Müzik, duyguları derinden ifade etme ihtiyacından doğmuştur. Seslerin bilinçli olarak ritim, tonalite, dinamik ve ahenk unsurları göz önünde bulundurularak bir araya getirilmesiyle müzik yapılır/ üretilir. Ancak plansız, bilinçsizce oluşan, kayıt altına alınmayan, aynı şekilde tekrarlanması mümkün olmayan bir müzik yapma türü daha vardır: Acıyla haykırış (haykırma).
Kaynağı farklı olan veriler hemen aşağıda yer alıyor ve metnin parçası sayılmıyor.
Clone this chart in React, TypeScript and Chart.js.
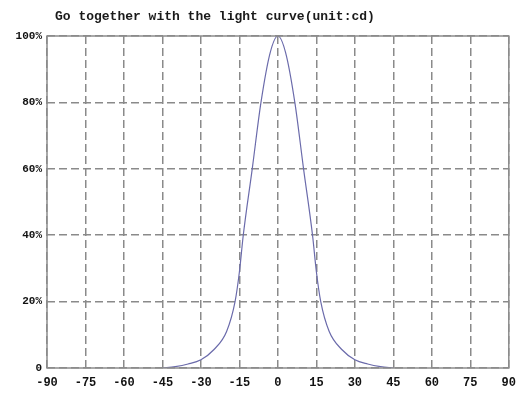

Kazazedeleri kurtarmak için seslenenlerin; kurtarılmak için var gücüyle dua edenlerin; belki cılız bir ses duyulur umuduyla susanların verdiği eslerle bir haykırış senfonisi bestelenip çalınır. Tam umut kesilmişken kurtarılan bir bebeğin sevinci, yavrusunun enkaz altından uzanan cansız elini tutan bir babanın çaresizliğiyle de harmanlanır. Bu, kederin sesi sarıp azgın dalgalar hâlinde yayılmasının müziğidir. Yine de bu senfoniyi duymuyor, yıkılmış evleri o acı senin, bu acı benim; tek tek, yürek yürek televizyonun başından bile dolaşamıyorsak, tarihi soranlara "Bugün günlerden ölüm" diyemezken uzaya yolculukta hâlâ ısrarlıysak o zaman hesaba katılması gereken bir sorunun varlığını da unutmamakta fayda var. Bir gün arka koltuktan bir ses omzumuza dokunup soracaktır: Şuradan kırk altı bin kişilik vicdan uzatır mısınız!